MADRID — The Guggenheim museum in Bilbao is set to be the scene of a vivid protest on Saturday as about 150 semi-naked animal welfare activists, some smeared in red paint to simulate the blood of a dying bull, plan to lie on the museum grounds to demand an end to bullfighting.
Later in the day, a larger protest organized by three animal rights associations is due to be held in front of Bilbao’s bullring before the opening corrida of the city’s annual festival.
After a decision last month by lawmakers in Catalonia to ban bullfighting in their region starting in 2012, proponents of such a ban have renewed their efforts to spread similar legislation to other parts of Spain.
Protests have recently been staged at almost every city festival, which are traditionally held during the summer vacation period and include bullfighting as part of the celebrations.
In Vitoria, which like Bilbao is in the Basque region, activists plastered posters around the city this month showing a man in underwear spitting blood, with banderillas — the barbed sticks used in a corrida — planted in his back.
“We want to benefit from this major success in Catalonia to extend this ban to the rest of the Spanish territory,” said José Ramón Mallén Vargas-Machuca, a coordinator of the Bilbao event and a representative from Fundación Equanimal, an animal welfare association. “But we’re not trying to get into any debate about identity and nationalism and any of the arguments that are now being used by politicians that have nothing to do with animal rights.”
Indeed, the vote in Catalonia was overshadowed by a fierce political debate over whether the region should be granted a greater degree of autonomy after a disputed ruling by Spain’s constitutional court over the issue.
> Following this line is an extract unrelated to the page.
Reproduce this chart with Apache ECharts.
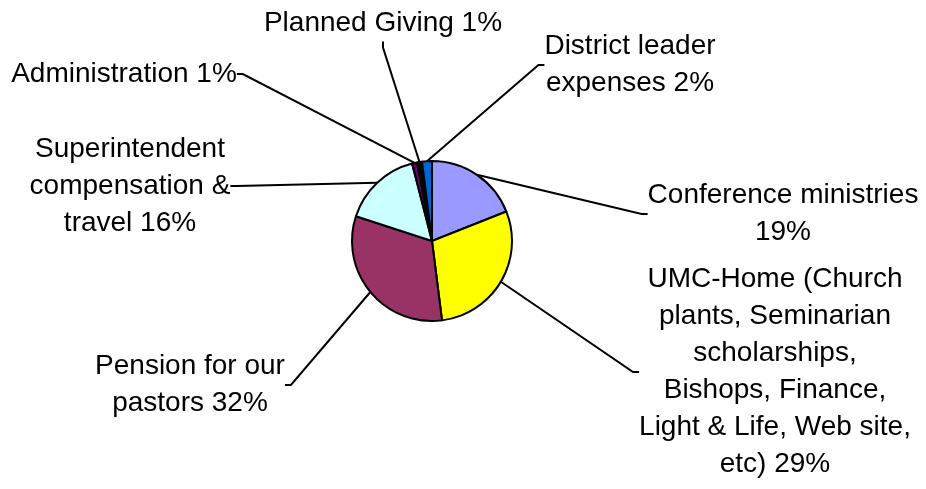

Some local politicians argued that bullfighting no longer had its place in Catalan identity.
In turn, Spain’s main opposition center-right Popular Party has turned its defense of bullfighting into a rallying cry to protect Spanish values. The party’s leader, Mariano Rajoy, attended a bullfight shortly after Catalonia’s decision. Mr. Rajoy not only called for people to take more pride in being Spanish but also said the ban was an attack on individual freedom akin to preventing hunting, fishing or motorbike racing.
Galicia is another region where supporters of a ban hold high hopes because bullfighting does not feature so prominently in local traditions. The Canary Islands, meanwhile, banned bullfighting in 1991, several years after the last fight had been held there.
Since the Catalan vote, however, animal welfare activists have also criticized as hypocritical the decision to maintain festivities in several Catalan towns this month in which bulls take center stage, but without being fought to death. Instead, the horns of the bull are set on fire or the animals are run into the sea.
Legal experts like José M. de Areilza, dean of the IE Law School in Madrid, noted that the government had long anticipated a backlash against bullfighting but expected such pressure to come more from outside than within the country. Spain pushed for a clause to be added to the Treaty of Amsterdam, which amended European Union treaties in 1997, to guarantee that animal welfare considerations would be weighed against Europe’s traditional cultures.